Mitch McConnell
Mitch McConnellReuters

Senate Minority Leader Mitch McConnell (R-KY) on Tuesday blamed the power former President Donald Trump exerted in GOP primaries for the “candidate quality” issues his party struggled with in key races, The Hill reported.

Speaking to reporters a week after Republicans lost the Senate runoff in Georgia, which expanded the Senate Democratic majority to 51 seats, McConnell said his party was hampered by weak candidates in several battleground states.

“I never said there was a red wave.
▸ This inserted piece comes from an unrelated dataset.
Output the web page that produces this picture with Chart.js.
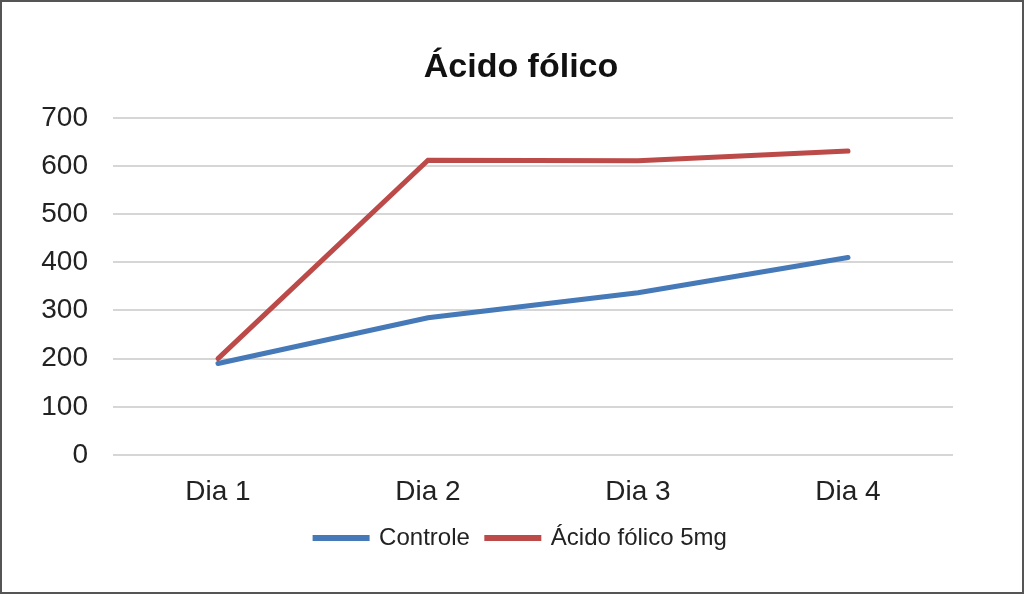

I said we had a bunch of close races,” McConnell told reporters, citing the caution flags he raised in August when some Republicans were predicting big GOP gains in Congress.

“We ended up having a candidate quality [issue],” McConnell said, according to The Hill. “Look at Arizona, look at New Hampshire and a challenging situation in Georgia as well.”

McConnell noted that his affiliated super PAC, the Senate Leadership Fund, did intervene in two primaries in Alabama and Missouri, but he argued there was little Senate GOP leaders could do in races where Trump endorsed MAGA-style candidates or Republicans who claimed the 2020 election was stolen.

He added that some Republicans had forgotten the lessons of the 2010 and 2012 elections, when the GOP fumbled good opportunities to win races in Delaware, Indiana and Missouri because extreme or controversial Republican candidates won those years’ primaries.

“I do think we had the opportunity to relearn one more time you have to have quality candidates to win competitive senate races,” said McConnell. “We went through this in 2010, 2012.”

McConnell has been critical of Trump recently. Two weeks ago, he appeared to take aim at Trump over the former President’s decision to host rapper Kanye West and white supremacist Nick Fuentes for dinner at his Mar-a-Lago club in Florida.

"First, let me just say that there is no room in the Republican Party for antisemitism or white supremacy. And anyone meeting with people advocating that point of view, in my judgment, are highly unlikely to ever be elected president of the United States," he said.

McConnell did not mention Trump in his remarks and when pressed by reporters about whether he would support the former president if he wins the GOP nomination in 2024, McConnell did not respond directly.

"There is simply no room in the Republican Party for antisemitism or white supremacy, and that would apply to all of the leaders in the party who will be seeking offices," he said.

Trump later fired back, telling Fox News Digital in an interview, "Mitch is a loser for our nation and for the Republican Party who would not have been re-elected in Kentucky without my endorsement, which he begged me for because he was going down. His well-financed opponent had $93 million ready to spend when I drove him from two points down to 21 points up in a matter of days."